Na presente, nova coletânea, a poesia ou prosa de De Signoribus se presta à
forma de pessoais abecedários, – listas do delinquir e dos delitos dos “muitos
civis perseguidores” da humanidade inerme, denúncia programática dos males e
das responsabilidades de cada um: poesia onde “mundo inospital” rima com
“criminal”, onde “a dobra” da ferida do mundo é “dolosa”. Mas compõe também listas
das possibilidades de escuta, de um “sentir criatural” (entristecer-se), que o poeta encontra, na linha de outra, antiga,
tradição, na sensibilidade infantil: capacidade de sentir, enfurecer-se,
maravilhar-se, falar, colorir, dolorosamente conexas à condição de inermidade
peculiar das crianças (“nós não vistos, golpeados espectadores, / batedores de
golpes na água / lutadores que nunca saíram dos jardins de infância...” (secundária)[7].
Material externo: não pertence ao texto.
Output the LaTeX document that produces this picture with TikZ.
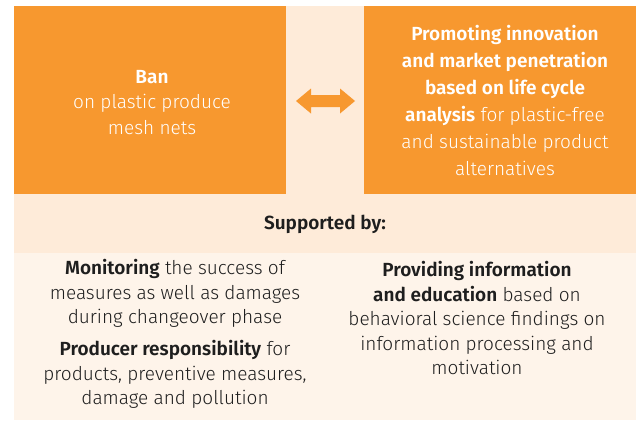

De Signoribus lê a história nas formas precisas da violência, da indiferença,
da traição, do descomprometimento, num estado de completa consternação, sem
defesa, pela espreitadeira da porta de casa, pelas brechas do limiar entre
dentro e fora (“se
fechou prudente no fortim / e não abre, espia pela espreitadeira / a horrenda torta
cara do mundo” (mutações)[8]. A condição humana e ética do poeta é a
inermidade, que percebemos associada, por sua vez, à ideia fundamental de casa, construída desde seu primeiro
livro, Case perdute (1976-1985), e
que se articula em múltiplos e variáveis pontos de vista[9]. A casa,
diz De Signoribus na já citada entrevista a Peterle e Santi, é para ele o lugar
“do ouvir e da espera”; é um lugar “di
chiara sosta” (de clara pausa) que pode, talvez, ser vislumbrado após um
tortuoso caminho (quem sabe): é da
soleira, do limiar, que parte o olhar, oscilando entre introversão e
extroversão, busca dentro de si e abertura para o outro. Mas é necessário, diz
o poeta, “transpor o limiar com o estranho, o invísivel... para, depois,
reentrar naquela nudez, para retomar corpo e dar em testemunho”[10]. É a
casa-fortim, e ao mesmo tempo prisão (Zublena), o novo prédio de detenção (Desterro),
construído pela obra selvagem de cimentificação que cobre as velhas casas (falar ainda), é uma das moradias seriais (deslocamento) que invadem
o mundo; é a casa sempre ameaçada, em que se lê a história “escrita com
caligrafias grosseiras / em datas de deflorações e outras passagens corruptas”[11]. E
finalmente, grande tema desse livro, a não-casa dos sem teto, dos emigrantes,
expatriados, exilados, dos famintos e dos excluídos, dos inermes. São figuras
da inermidade, no vocabulário bíblico-alegórico que se instala
progressivamente, cada vez mais, na linguagem de De Signoribus, o agnus mundi[12]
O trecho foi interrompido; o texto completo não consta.